━━━━━ Given data ━━━━━

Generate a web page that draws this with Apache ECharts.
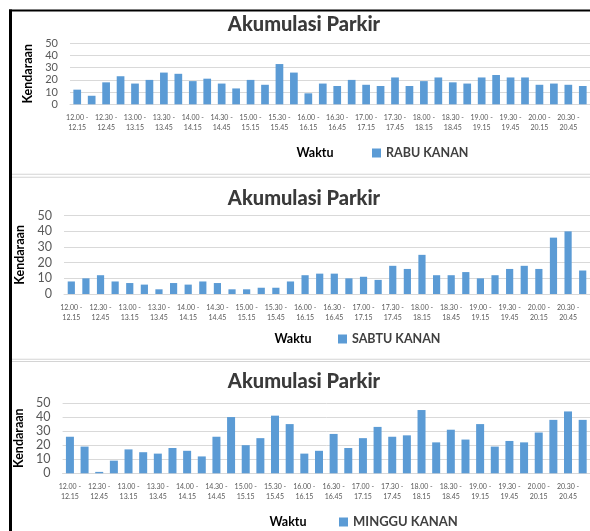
<!DOCTYPE html>
<html>
<head>
<meta charset="utf-8">
<script src="https://cdn.jsdelivr.net/npm/echarts@6/dist/echarts.min.js"></script>
<style>
html,body{margin:0;padding:0;background:#fff;}
#c{width:590px;height:531px;}
</style>
</head>
<body>
<div id="c"></div>
<script>
var categories = [
  '12.00 - 12.15','12.15 - 12.30','12.30 - 12.45','12.45 - 13.00',
  '13.00 - 13.15','13.15 - 13.30','13.30 - 13.45','13.45 - 14.00',
  '14.00 - 14.15','14.15 - 14.30','14.30 - 14.45','14.45 - 15.00',
  '15.00 - 15.15','15.15 - 15.30','15.30 - 15.45','15.45 - 16.00',
  '16.00 - 16.15','16.15 - 16.30','16.30 - 16.45','16.45 - 17.00',
  '17.00 - 17.15','17.15 - 17.30','17.30 - 17.45','17.45 - 18.00',
  '18.00 - 18.15','18.15 - 18.30','18.30 - 18.45','18.45 - 19.00',
  '19.00 - 19.15','19.15 - 19.30','19.30 - 19.45','19.45 - 20.00',
  '20.00 - 20.15','20.15 - 20.30','20.30 - 20.45','20.45 - 21.00'
];
var rabuKanan = [12,7,18,23,17,20,26,25,19,21,17,13,20,16,33,26,9,17,15,20,16,15,22,15,19,22,18,17,22,24,22,22,16,17,16,15];
var sabtuKanan = [8,10,12,8,7,6,3,7,6,8,7,3,3,4,4,8,12,13,13,10,11,9,18,16,25,12,12,14,10,12,16,18,16,36,40,15];
var mingguKanan = [26,19,1,9,17,15,14,18,16,12,26,40,20,25,41,35,14,16,28,18,25,33,26,27,45,22,31,24,35,19,23,22,29,38,44,38];
var seriesNames = ['RABU KANAN','SABTU KANAN','MINGGU KANAN'];
var chartTitle = 'Akumulasi Parkir';
var yName = 'Kendaraan';
var xName = 'Waktu';
var yTicks = {min:0, max:50, interval:10};

var FONT = 'Lato';
var panels = [
  {grid:{left:70,top:43.3,width:520,height:61}, data:rabuKanan, yFont:11, nameGap:35, barW:7.7,
   titleY:25, waktuX:315, waktuY:153, legendLeft:372, legendTop:146.5, legendFont:12.5},
  {grid:{left:64,top:215.7,width:529,height:78.3}, data:sabtuKanan, yFont:12.5, nameGap:35, barW:7.2,
   titleY:199, waktuX:293, waktuY:339, legendLeft:338, legendTop:332.5, legendFont:12.5},
  {grid:{left:62.6,top:403,width:533,height:70.3}, data:mingguKanan, yFont:12.5, nameGap:34, barW:8,
   titleY:382, waktuX:288, waktuY:522, legendLeft:339, legendTop:515.5, legendFont:13}
];

var grids=[], xAxes=[], yAxes=[], series=[], legends=[], graphics=[];
panels.forEach(function(p,i){
  grids.push(p.grid);
  xAxes.push({
    type:'category', gridIndex:i, data:categories,
    axisTick:{show:false},
    axisLine:{show:true, lineStyle:{color:'#d9d9d9', width:1}},
    axisLabel:{interval:1, fontSize:7, color:'#595959', fontFamily:FONT, margin:9, lineHeight:9.5,
      formatter:function(v){return v.replace(' - ',' -\n');}}
  });
  yAxes.push({
    type:'value', gridIndex:i, min:yTicks.min, max:yTicks.max, interval:yTicks.interval,
    name:yName, nameLocation:'middle', nameGap:p.nameGap,
    nameTextStyle:{fontFamily:FONT, fontWeight:'bold', fontSize:12.5, color:'#000'},
    axisLine:{show:false}, axisTick:{show:false},
    axisLabel:{fontSize:p.yFont, color:'#595959', fontFamily:FONT, margin:12},
    splitLine:{lineStyle:{color:'#d9d9d9', width:1}}
  });
  series.push({
    type:'bar', name:seriesNames[i], xAxisIndex:i, yAxisIndex:i, data:p.data,
    barWidth:p.barW, itemStyle:{color:'#5B9BD5'}, silent:true
  });
  legends.push({
    data:[seriesNames[i]], left:p.legendLeft, top:p.legendTop, padding:0,
    icon:'rect', itemWidth:9, itemHeight:9, itemGap:5,
    textStyle:{fontFamily:FONT, fontWeight:'bold', fontSize:p.legendFont, color:'#404040'},
    selectedMode:false
  });
  graphics.push({type:'text', x:304, y:p.titleY, style:{text:chartTitle, textAlign:'center', textVerticalAlign:'middle',
    font:'900 20px '+FONT, fill:'#3a3a3a'}});
  graphics.push({type:'text', x:p.waktuX, y:p.waktuY, style:{text:xName, textAlign:'center', textVerticalAlign:'middle',
    font:'bold 12.5px '+FONT, fill:'#000'}});
});
// frame lines
graphics.push({type:'rect', shape:{x:9, y:9.5, width:581, height:2}, style:{fill:'#000'}});
graphics.push({type:'rect', shape:{x:9, y:9.5, width:3, height:522}, style:{fill:'#000'}});
[174.3,177.3,359.3,361.5].forEach(function(y){
  graphics.push({type:'rect', shape:{x:12, y:y-0.5, width:578, height:1}, style:{fill:'#d4d4d4'}});
});

var chart = echarts.init(document.getElementById('c'), null, {renderer:'canvas'});
chart.setOption({
  animation:false,
  grid:grids, xAxis:xAxes, yAxis:yAxes, series:series, legend:legends, graphic:graphics
});
</script>
</body>
</html>
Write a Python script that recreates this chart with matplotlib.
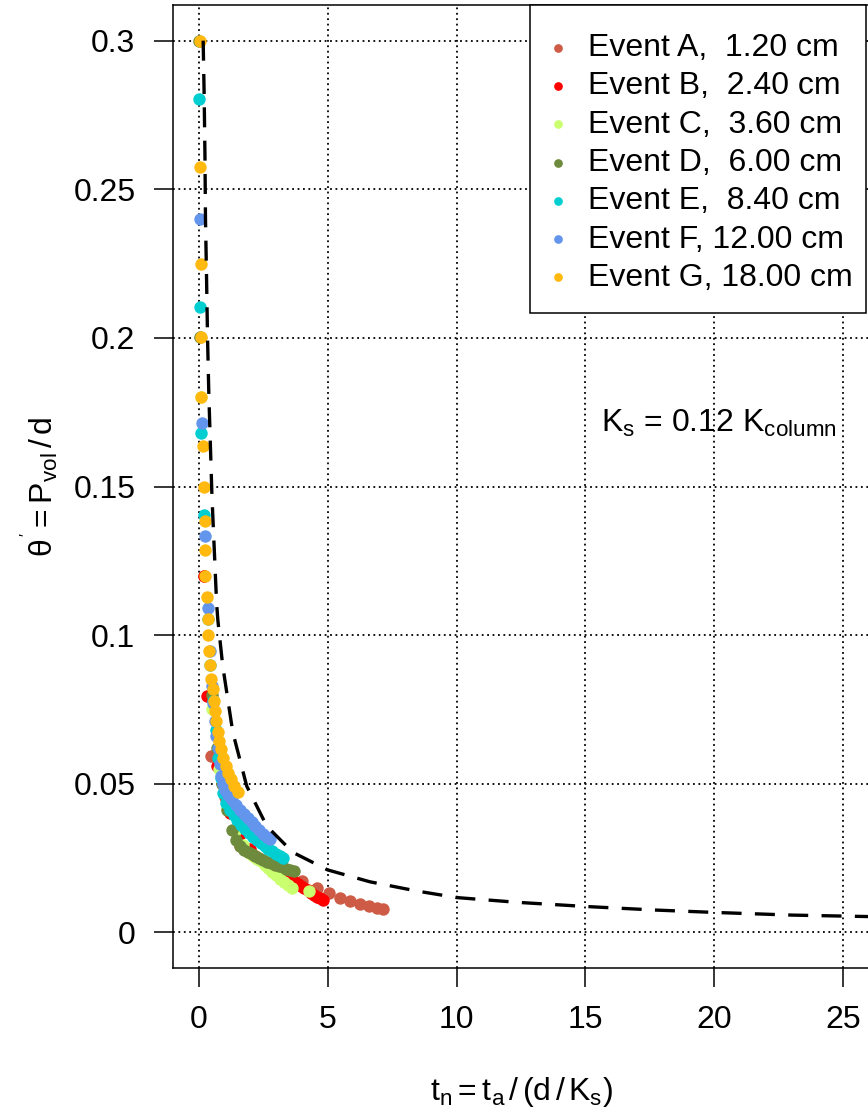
import matplotlib
matplotlib.use("Agg")
import matplotlib.pyplot as plt
from matplotlib.patches import Rectangle

plt.rcParams['font.family'] = ['Liberation Sans', 'DejaVu Sans']
plt.rcParams['mathtext.fontset'] = 'custom'
plt.rcParams['mathtext.rm'] = 'Liberation Sans'
plt.rcParams['mathtext.it'] = 'Liberation Sans'
plt.rcParams['mathtext.sf'] = 'Liberation Sans'

# event labels and colours
labels = ["Event A,  1.20 cm", "Event B,  2.40 cm", "Event C,  3.60 cm",
          "Event D,  6.00 cm", "Event E,  8.40 cm", "Event F, 12.00 cm",
          "Event G, 18.00 cm"]
colors = ["#CD5B45", "#FF0000", "#CAFF70", "#6E8B3D", "#00CED1", "#6495ED", "#FFB90F"]

# observed points (t_n, theta')
A_t = [0.20, 0.49, 1.00, 1.60, 2.20, 2.80, 3.40, 3.99, 4.57, 5.06, 5.47, 5.86, 6.25, 6.61, 6.90, 7.16]
A_y = [0.1198, 0.0594, 0.0455, 0.0290, 0.0256, 0.0218, 0.0190, 0.0173, 0.0150, 0.0134, 0.0117, 0.0105,
       0.0094, 0.0089, 0.0083, 0.0077]

B_t = [0.21, 0.33, 0.70, 1.20, 1.60, 2.00, 2.40, 2.80, 3.10, 3.35, 3.50, 3.62, 3.74, 3.86, 3.98, 4.10,
       4.22, 4.34, 4.46, 4.58, 4.70, 4.83]
B_y = [0.1198, 0.0796, 0.0560, 0.0403, 0.0330, 0.0280, 0.0245, 0.0220, 0.0203, 0.0192, 0.0183, 0.0176,
       0.0169, 0.0162, 0.0155, 0.0148, 0.0141, 0.0134, 0.0127, 0.0120, 0.0114, 0.0108]

C_t = [0.07, 0.50, 0.80, 1.10, 1.40, 1.70, 1.95, 2.10, 2.25, 2.40, 2.55, 2.70, 2.85, 3.00, 3.15, 3.30,
       3.45, 3.60, 4.28]
C_y = [0.1800, 0.0750, 0.0550, 0.0420, 0.0340, 0.0295, 0.0268, 0.0256, 0.0248, 0.0240, 0.0228, 0.0216,
       0.0204, 0.0192, 0.0180, 0.0170, 0.0160, 0.0150, 0.0139]

D_t = [0.02, 0.06, 0.50, 0.70, 0.90, 1.10, 1.30, 1.45, 1.60, 1.75, 1.90, 2.05, 2.20, 2.35, 2.50, 2.65,
       2.80, 2.95, 3.10, 3.25, 3.40, 3.55, 3.70]
D_y = [0.3000, 0.2003, 0.0800, 0.0620, 0.0500, 0.0410, 0.0345, 0.0310, 0.0290, 0.0278, 0.0270, 0.0263,
       0.0256, 0.0250, 0.0244, 0.0238, 0.0233, 0.0228, 0.0224, 0.0219, 0.0214, 0.0210, 0.0206]

E_t = [0.02, 0.04, 0.10, 0.19, 0.34, 0.45, 0.55, 0.65, 0.75, 0.85, 0.94, 1.05, 1.20, 1.35, 1.50, 1.65,
       1.80, 1.95, 2.10, 2.25, 2.40, 2.55, 2.70, 2.85, 3.00, 3.15, 3.27]
E_y = [0.2805, 0.2104, 0.1680, 0.1404, 0.1054, 0.0900, 0.0780, 0.0680, 0.0585, 0.0520, 0.0470, 0.0436,
       0.0412, 0.0395, 0.0378, 0.0362, 0.0347, 0.0334, 0.0322, 0.0311, 0.0300, 0.0290, 0.0281, 0.0272,
       0.0264, 0.0257, 0.0251]

F_t = [0.04, 0.13, 0.23, 0.34, 0.42, 0.50, 0.56, 0.62, 0.68, 0.75, 0.82, 0.88, 0.94, 1.02, 1.15, 1.30,
       1.45, 1.60, 1.75, 1.90, 2.05, 2.20, 2.35, 2.50, 2.63, 2.76]
F_y = [0.2400, 0.1714, 0.1333, 0.1091, 0.0946, 0.0830, 0.0770, 0.0710, 0.0660, 0.0620, 0.0565, 0.0527,
       0.0500, 0.0480, 0.0462, 0.0445, 0.0429, 0.0413, 0.0398, 0.0384, 0.0370, 0.0357, 0.0344, 0.0332,
       0.0322, 0.0313]

G_t = [0.05, 0.04, 0.10, 0.10, 0.10, 0.17, 0.19, 0.23, 0.26, 0.25, 0.32, 0.34, 0.36, 0.40, 0.44, 0.48,
       0.55, 0.59, 0.64, 0.68, 0.75, 0.80, 0.88, 0.95, 1.06, 1.15, 1.26, 1.38, 1.53]
G_y = [0.3000, 0.2576, 0.2250, 0.2003, 0.1800, 0.1636, 0.1500, 0.1384, 0.1286, 0.1198, 0.1128, 0.1054,
       0.1000, 0.0946, 0.0899, 0.0852, 0.0818, 0.0779, 0.0745, 0.0711, 0.0673, 0.0645, 0.0616, 0.0588,
       0.0560, 0.0537, 0.0515, 0.0493, 0.0471]

# model curve (dashed)
curve_t = [0.17, 0.21, 0.24, 0.26, 0.30, 0.34, 0.39, 0.45, 0.51, 0.60, 0.69, 0.74, 0.93, 1.32, 1.86,
           2.64, 3.65, 5.00, 6.64, 8.46, 10.0, 12.35, 15.0, 17.7, 20.0, 23.0, 26.0]
curve_y = [0.300, 0.281, 0.261, 0.240, 0.221, 0.200, 0.181, 0.164, 0.147, 0.129, 0.111, 0.105, 0.0896,
           0.0673, 0.0492, 0.0357, 0.0269, 0.0210, 0.0170, 0.0139, 0.0117, 0.0101, 0.0087, 0.0075,
           0.0067, 0.0058, 0.0053]

xticks = [0, 5, 10, 15, 20, 25]
yticks = [0, 0.05, 0.1, 0.15, 0.2, 0.25, 0.3]
ytick_labels = ["0", "0.05", "0.1", "0.15", "0.2", "0.25", "0.3"]

series = [(A_t, A_y), (B_t, B_y), (C_t, C_y), (D_t, D_y), (E_t, E_y), (F_t, F_y), (G_t, G_y)]

fig = plt.figure(figsize=(8.68, 11.2), dpi=100)
ax = fig.add_axes([173/868, 152/1120, 696/868, 963/1120])

ax.set_xlim(-1, 26)
ax.set_ylim(-0.012, 0.312)
ax.set_axisbelow(True)
ax.grid(True, color='black', linestyle=(0, (1, 2)), linewidth=1.3)

for (tt, yy), c, lab in zip(series, colors, labels):
    ax.scatter(tt, yy, s=80, color=c, linewidths=0, label=lab, zorder=3)

ax.plot(curve_t, curve_y, color='black', linewidth=2.4, linestyle=(0, (6, 4)), zorder=4)

ax.set_xticks(xticks)
ax.set_yticks(yticks)
ax.set_yticklabels(ytick_labels)
ax.tick_params(direction='out', length=14, width=1.1, labelsize=23, pad=13)
for sp in ax.spines.values():
    sp.set_linewidth(1.1)

ax.text(20.17, 0.1684, r"$\mathrm{K_s}$ = 0.12 $\mathrm{K_{column}}$", ha='center', va='baseline',
        fontsize=23)

# legend box like R's legend("topright")
box = Rectangle((530/868, 1 - 313/1120), 336/868, 308/1120, transform=fig.transFigure,
                facecolor='white', edgecolor='black', linewidth=1.1, zorder=5)
ax.add_patch(box)
box.set_clip_on(False)

leg = ax.legend(loc='upper left', bbox_to_anchor=(550/868, 1 - 33/1120), bbox_transform=fig.transFigure,
                borderaxespad=0, borderpad=0, frameon=False, fontsize=23,
                handlelength=0.5, handletextpad=0.69, labelspacing=0.26,
                markerscale=0.7, scatterpoints=1)
leg.set_zorder(6)

fig.text(40/868, 1 - 487/1120, r"$\theta^{'} = \mathrm{P_{vol}\,/\,d}$", rotation=90,
         ha='center', va='center', fontsize=23)
fig.text(521/868, 1 - 1092/1120, r"$\mathrm{t_n = t_a\,/\,(d\,/\,K_s)}$", ha='center', va='center',
         fontsize=23)

fig.savefig("out.png", dpi=100)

━━━━━

Directive: Above this task is a listing with pictures in it. Retype only the lines from the one containing "Write a Python" through the one containing "0.0120, 0.0114, 0.0108]", both included, and not the pictures.

The response:
Write a Python script that recreates this chart with matplotlib.
import matplotlib
matplotlib.use("Agg")
import matplotlib.pyplot as plt
from matplotlib.patches import Rectangle

plt.rcParams['font.family'] = ['Liberation Sans', 'DejaVu Sans']
plt.rcParams['mathtext.fontset'] = 'custom'
plt.rcParams['mathtext.rm'] = 'Liberation Sans'
plt.rcParams['mathtext.it'] = 'Liberation Sans'
plt.rcParams['mathtext.sf'] = 'Liberation Sans'

# event labels and colours
labels = ["Event A,  1.20 cm", "Event B,  2.40 cm", "Event C,  3.60 cm",
          "Event D,  6.00 cm", "Event E,  8.40 cm", "Event F, 12.00 cm",
          "Event G, 18.00 cm"]
colors = ["#CD5B45", "#FF0000", "#CAFF70", "#6E8B3D", "#00CED1", "#6495ED", "#FFB90F"]

# observed points (t_n, theta')
A_t = [0.20, 0.49, 1.00, 1.60, 2.20, 2.80, 3.40, 3.99, 4.57, 5.06, 5.47, 5.86, 6.25, 6.61, 6.90, 7.16]
A_y = [0.1198, 0.0594, 0.0455, 0.0290, 0.0256, 0.0218, 0.0190, 0.0173, 0.0150, 0.0134, 0.0117, 0.0105,
       0.0094, 0.0089, 0.0083, 0.0077]

B_t = [0.21, 0.33, 0.70, 1.20, 1.60, 2.00, 2.40, 2.80, 3.10, 3.35, 3.50, 3.62, 3.74, 3.86, 3.98, 4.10,
       4.22, 4.34, 4.46, 4.58, 4.70, 4.83]
B_y = [0.1198, 0.0796, 0.0560, 0.0403, 0.0330, 0.0280, 0.0245, 0.0220, 0.0203, 0.0192, 0.0183, 0.0176,
       0.0169, 0.0162, 0.0155, 0.0148, 0.0141, 0.0134, 0.0127, 0.0120, 0.0114, 0.0108]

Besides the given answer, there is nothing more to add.